Preliminary results from the prospective, randomised, multicentre Instylla Hydrogel Embolic System (HES; Instylla) trial show the liquid embolic met primary safety and effectiveness endpoints, with a 99% freedom from major adverse event rate at 30 days follow-up, compared to a literature-derived performance goal of 75%.
The results of the trial were presented by Nadine Abi-Jaoudeh (University of California, Irvine, USA) at the Society of Interventional Radiology (SIR) annual scientific meeting (29 March–2 April, Nashville, USA) during a late-breaking abstract session.
Described as the “first” randomised controlled pivotal study of a liquid embolic for treatment of hypervascular tumours, Abi-Jaoudeh outlined that the Instylla HES is intended for the occlusion of hypervascular tumours, which was compared with standard of care-transarterial embolization/conventional chemoembolization (TAE/TACE).
Instylla HES is a biocompatible, aqueous, polyethylene glycol liquid embolic provided as two precursors that forms a hydrogel in situ when they mix at the target location. A total of 150 patients presenting with hypervascular tumours were enrolled from 22 centres, 84 enrollees were men and 66 women, with an average age of 65.4 years. Inclusion criteria included subjects with a Eastern Cooperative Oncology Group (ECOG) performance status of between 0–2 (except for metastastic disease where it was 0-1) with at least one target vessel <5mm.
Patients were randomised 2:1 to the Instylla HES treatment or the institutionally-indicated standard of care treatment. Patients underwent clinical and imaging follow-up at 30 and 90 days, with an additional clinical follow-up at 180 days post procedure. The majority of patients (44.7%) included in the trial presented with primary liver hepatocellular carcinoma (HCC), liver metastases (18%), benign liver tumours (6.7%), bone tumours (6%), and renal tumours (24.7%).
Addressing SIR 2025 delegates, Abi-Jaoudeh defined their primary safety endpoint as freedom from major adverse events which were “definitely or probably attributable” to the device and/or procedure and Grade ≥3 events per the 2017 SIR guidelines for events of death, non-target embolization, unintended target tissue ischaemia, pulmonary embolism, vascular injury requiring intervention, renal or hepatic failure, abscess in target organ/tissue, or toxic/allergic reaction to HES. The primary effectiveness endpoint was the delivery of the embolic agent to the index tumour feeding vessel with stasis of flow assessed by an independent imaging core laboratory.
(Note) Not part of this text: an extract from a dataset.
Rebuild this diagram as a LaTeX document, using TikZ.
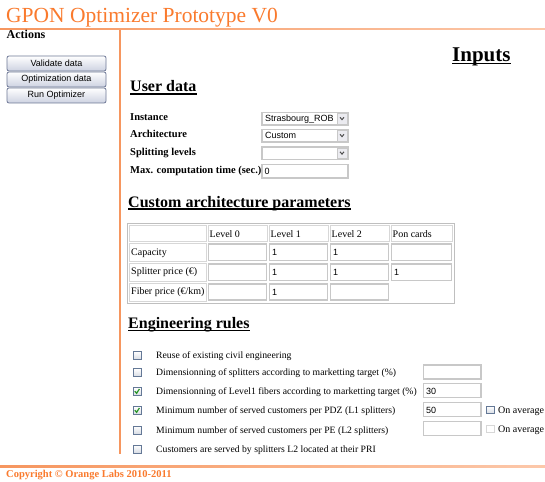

Abi-Jaoudeh reported that their preliminary results showed a 99% freedom from major adverse event rate, with a single event attributed to the procedure and not the embolic. Their analysis for technical success was based on 132 vessels in 97 subjects who received HES and 66 vessels in 48 subjects who received standard of care. The speaker detailed that the primary effectiveness endpoint met and surpassed their predefined non-inferiority margin of 10% and technical success was 88.6% and 77.3% for HES and standard of care, respectively.
The Instylla HES data showed a lower numerical incidence of additional embolization procedures beyond the 90-day follow-up, reported at 8.8% for HES and 14.6% for standard of care. Further, no clinically significant non-target embolization was associated with HES, Abi-Jaoudeh outlined.
Speaking to Interventional News about the significance of these findings, Abi-Jaoudeh reiterated that this is the first trial to evaluate liquid embolics in tumours of any kind. “Liquid embolics have largely been used in the neurointerventional space for malformations or aneurysms and more recently in active haemorrhage, but not in hypervascular tumours, so this is very exciting,” she stated.
“Research has shown that ischaemia is really what we’re looking for in these tumours, and [when using embolics] you want deep uniform penetration, ideally into the vasculature down to the capillaries. That’s what’s exciting about this liquid embolic, as it’s made to mould to the vessels and achieve complete embolization,” Abi-Jaoudeh said.
Abi-Jaoudeh continued that combining Instylla HES with other drugs is where she hopes research will go next, as well as evaluating patients treated with the embolic long term. “It’s still early,” she stated, but notes that their team is focused on following up the 66% of patients with malignant tumours in their cohort to gain these long-term data.